Il paradosso dei grillini che si scoprono liberali davanti all'apologia di fascismo
C'è una certa venatura propagandistica nell’opposizione del M5s alla proposta di legge di Fiano
Il Movimento 5 stelle si scopre improvvisamente liberale e, con argomenti assai discutibili ma non peregrini, boccia la nuova legge sull’apologia di fascismo come “liberticida”. Si tratterebbe dell’introduzione di un “reato di opinione”, non della repressione di comportamenti volti alla ricostituzione del partito fascista, esplicitamente vietati dalla Costituzione e dalle leggi che portano il nome di Mario Scelba e di Nicola Mancino. La replica di Matteo Renzi, che ricorda come liberticida fosse il fascismo e non la legge che ne punisce l’apologia, è ovvia, forse un po’ troppo. Le opinioni nostalgiche, per quanto irritanti, sono appunto opinioni, la collezione di ciarpame propagandistico del ventennio è prova di cattivo gusto, è assai dubbio che costituisca un reato, è certo che non è un pericolo per la tenuta della democrazia.
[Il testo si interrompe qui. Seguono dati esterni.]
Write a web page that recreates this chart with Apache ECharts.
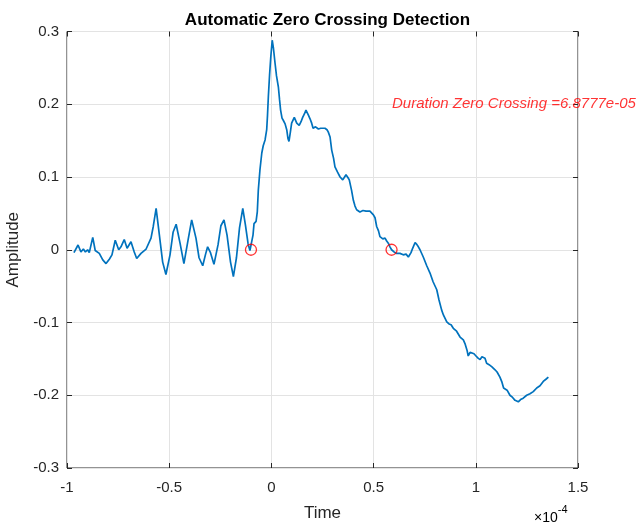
<!DOCTYPE html>
<html>
<head>
<meta charset="utf-8">
<script src="https://cdn.jsdelivr.net/npm/echarts@6/dist/echarts.min.js"></script>
<style>
  html, body { margin: 0; padding: 0; background: #fff; }
  #chart { width: 640px; height: 526px; }
</style>
</head>
<body>
<div id="chart"></div>
<script>
// time in units of 1e-4 s (axis shows x10^-4)
const timeVals = [
  -0.966, -0.946, -0.932, -0.920, -0.910, -0.899, -0.891, -0.874, -0.862, -0.842,
  -0.825, -0.809, -0.793, -0.780, -0.764, -0.747, -0.736, -0.720, -0.706, -0.687,
  -0.671, -0.659, -0.638, -0.613, -0.589, -0.578, -0.564, -0.548, -0.532, -0.516,
  -0.496, -0.481, -0.466, -0.447, -0.428, -0.408, -0.390, -0.369, -0.354, -0.336,
  -0.322, -0.312, -0.298, -0.281, -0.261, -0.247, -0.232, -0.217, -0.200, -0.186,
  -0.171, -0.156, -0.140, -0.127, -0.114, -0.105, -0.100, -0.090, -0.085, -0.075,
  -0.069, -0.064, -0.056, -0.047, -0.040, -0.031, -0.023, -0.019, -0.015, -0.009,
  -0.003, 0.004, 0.010, 0.018, 0.025, 0.034, 0.040, 0.045, 0.052, 0.058,
  0.067, 0.075, 0.081, 0.086, 0.093, 0.099, 0.112, 0.124, 0.136, 0.145,
  0.153, 0.162, 0.169, 0.181, 0.189, 0.197, 0.204, 0.208, 0.216, 0.222,
  0.230, 0.241, 0.250, 0.262, 0.272, 0.278, 0.287, 0.295, 0.304, 0.311,
  0.323, 0.336, 0.349, 0.358, 0.365, 0.375, 0.381, 0.392, 0.401, 0.409,
  0.417, 0.433, 0.448, 0.463, 0.482, 0.499, 0.507, 0.515, 0.524, 0.531,
  0.545, 0.556, 0.564, 0.572, 0.580, 0.588, 0.600, 0.613, 0.629, 0.645,
  0.659, 0.670, 0.676, 0.683, 0.691, 0.703, 0.712, 0.719, 0.727, 0.743,
  0.760, 0.776, 0.791, 0.809, 0.820, 0.833, 0.842, 0.858, 0.869, 0.879,
  0.890, 0.906, 0.923, 0.939, 0.947, 0.957, 0.963, 0.972, 0.980, 0.991,
  1.001, 1.011, 1.021, 1.030, 1.037, 1.045, 1.053, 1.065, 1.079, 1.094,
  1.104, 1.118, 1.128, 1.136, 1.143, 1.153, 1.167, 1.180, 1.192, 1.208,
  1.219, 1.232, 1.249, 1.265, 1.281, 1.298, 1.314, 1.330, 1.343, 1.355
]
const amplitude = [
  -0.004, 0.0065, -0.003, 0.001, -0.003, 0.000, -0.004, 0.017, -0.001, -0.005,
  -0.014, -0.019, -0.013, -0.007, 0.013, 0.000, 0.004, 0.014, 0.002, 0.011,
  -0.003, -0.012, -0.005, 0.001, 0.016, 0.032, 0.057, 0.020, -0.017, -0.034,
  -0.007, 0.024, 0.035, 0.009, -0.019, 0.013, 0.041, 0.016, -0.011, -0.022,
  -0.006, 0.004, -0.004, -0.020, 0.007, 0.033, 0.041, 0.020, -0.017, -0.037,
  -0.011, 0.030, 0.057, 0.034, 0.008, -0.001, 0.000, 0.020, 0.036, 0.039,
  0.052, 0.082, 0.110, 0.133, 0.143, 0.151, 0.165, 0.185, 0.210, 0.240,
  0.265, 0.288, 0.277, 0.256, 0.239, 0.224, 0.206, 0.192, 0.181, 0.178,
  0.173, 0.165, 0.153, 0.149, 0.162, 0.174, 0.182, 0.174, 0.171, 0.176,
  0.182, 0.187, 0.192, 0.185, 0.180, 0.174, 0.167, 0.165, 0.169, 0.168,
  0.166, 0.167, 0.169, 0.167, 0.165, 0.162, 0.155, 0.137, 0.126, 0.114,
  0.107, 0.100, 0.096, 0.100, 0.103, 0.099, 0.096, 0.082, 0.068, 0.060,
  0.055, 0.052, 0.054, 0.053, 0.053, 0.048, 0.044, 0.032, 0.026, 0.018,
  0.015, 0.016, 0.012, 0.009, 0.004, 0.000, -0.003, -0.005, -0.005, -0.007,
  -0.006, -0.010, -0.011, -0.004, 0.002, 0.010, 0.007, 0.004, 0.000, -0.010,
  -0.022, -0.032, -0.044, -0.055, -0.069, -0.083, -0.090, -0.099, -0.102, -0.103,
  -0.108, -0.112, -0.120, -0.124, -0.129, -0.138, -0.146, -0.141, -0.140, -0.143,
  -0.146, -0.149, -0.151, -0.147, -0.145, -0.149, -0.156, -0.158, -0.161, -0.165,
  -0.168, -0.175, -0.182, -0.190, -0.192, -0.193, -0.200, -0.203, -0.207, -0.209,
  -0.206, -0.204, -0.200, -0.198, -0.195, -0.190, -0.187, -0.181, -0.178, -0.175
]
// detected zero crossings (1e-4 s)
const crossTimes = [-0.1, 0.5878]
const durationLabel = 'Duration Zero Crossing =6.8777e-05'
const labelPos = [0.59, 0.2]

const xTicks = { min: -1, max: 1.5, interval: 0.5 }
const yTicks = { min: -0.3, max: 0.3, interval: 0.1 }

const fontFamily = '"Liberation Sans", Arial, sans-serif'
const chart = echarts.init(document.getElementById('chart'))

const signal = timeVals.map((t, i) => [t, amplitude[i]])
const crossings = crossTimes.map(t => [t, 0])

const axisBase = {
  type: 'value',
  axisLine: { show: false, onZero: false },
  axisTick: { show: true, inside: true, length: 5, lineStyle: { color: '#262626' } },
  splitLine: { show: true, lineStyle: { color: '#e3e3e3', width: 1 } }
}

const option = {
  backgroundColor: '#fff',
  animation: false,
  title: {
    text: 'Automatic Zero Crossing Detection',
    left: 322.5,
    top: 7,
    textAlign: 'center',
    textStyle: { fontFamily, fontSize: 17, fontWeight: 'bold', color: '#000' }
  },
  grid: {
    left: 67,
    right: 62,
    top: 31.5,
    bottom: 58,
    outerBoundsMode: 'none',
    show: true,
    borderColor: '#262626',
    borderWidth: 1
  },
  xAxis: [
    Object.assign({}, axisBase, {
      min: xTicks.min, max: xTicks.max, interval: xTicks.interval,
      position: 'bottom',
      name: 'Time',
      nameLocation: 'middle',
      nameGap: 37,
      nameTextStyle: { fontFamily, fontSize: 17, color: '#262626' },
      axisLabel: { margin: 12, fontFamily, fontSize: 15, color: '#262626' }
    }),
    Object.assign({}, axisBase, {
      min: xTicks.min, max: xTicks.max, interval: xTicks.interval,
      position: 'top',
      axisLabel: { show: false },
      splitLine: { show: false }
    })
  ],
  yAxis: [
    Object.assign({}, axisBase, {
      min: yTicks.min, max: yTicks.max, interval: yTicks.interval,
      position: 'left',
      name: 'Amplitude',
      nameLocation: 'middle',
      nameGap: 38,
      nameTextStyle: { fontFamily, fontSize: 17, color: '#262626' },
      axisLabel: { margin: 8, fontFamily, fontSize: 15, color: '#262626' }
    }),
    Object.assign({}, axisBase, {
      min: yTicks.min, max: yTicks.max, interval: yTicks.interval,
      position: 'right',
      axisLabel: { show: false },
      splitLine: { show: false }
    })
  ],
  graphic: [
    {
      type: 'text',
      left: 534,
      top: 504,
      style: {
        text: '{a|×10}{b|-4}',
        rich: {
          a: { fontFamily, fontSize: 14, color: '#262626', padding: [7, 0, 0, 0] },
          b: { fontFamily, fontSize: 11, color: '#262626', verticalAlign: 'top' }
        }
      }
    }
  ],
  series: [
    {
      name: 'signal',
      type: 'line',
      data: signal,
      showSymbol: false,
      lineStyle: { color: '#0072BD', width: 1.7 },
      z: 3
    },
    {
      name: 'crossings',
      type: 'scatter',
      data: crossings,
      symbol: 'circle',
      symbolSize: 11,
      itemStyle: { color: 'rgba(0,0,0,0)', borderColor: '#FF0000', borderWidth: 1.3 },
      z: 4
    },
    {
      name: 'label',
      type: 'scatter',
      data: [labelPos],
      symbolSize: 0,
      silent: true,
      label: {
        show: true,
        position: 'right',
        distance: 0,
        formatter: durationLabel,
        fontFamily,
        fontSize: 15,
        fontStyle: 'italic',
        color: '#FF0000'
      },
      z: 5
    }
  ]
}

chart.setOption(option)
</script>
</body>
</html>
Però l’opposizione dei grillini deve essere decrittata, perché si fatica a riconoscere in questo movimento costruito sull’indignazione e il dileggio una radice liberale così consistente. I grillini continuano a sostenere che l’Italia è dominata da una partitocrazia antidemocratica, che quello che ci governa è un “regime” insopportabile, insomma che una specie di dittatura c’è già. La mobilitazione di ceti medi che si sentono declassati contro il parlamentarismo è un fenomeno diffuso e non necessariamente fascista, quindi sarebbe eccessivo accomunare l’agitazione grillina con le scorrerie squadristiche. Tuttavia si può sospettare che l’opposizione alla proposta di legge sull’apologia di fascismo abbia anche una venatura propagandistica, volta ad attirare chi considera la democrazia repubblicana non migliore del regime precedente. Al di là delle ambiguità, converrebbe evitare, non per dare ragione ai grillini ma per non combattere contro i mulini a vento di un inesistente pericolo neofascista, delimitare i divieti ai comportamenti pubblici, lasciando alle opinioni private la libertà di esprimersi, combattendole poi con la forza della ragione e non con la ragione della forza.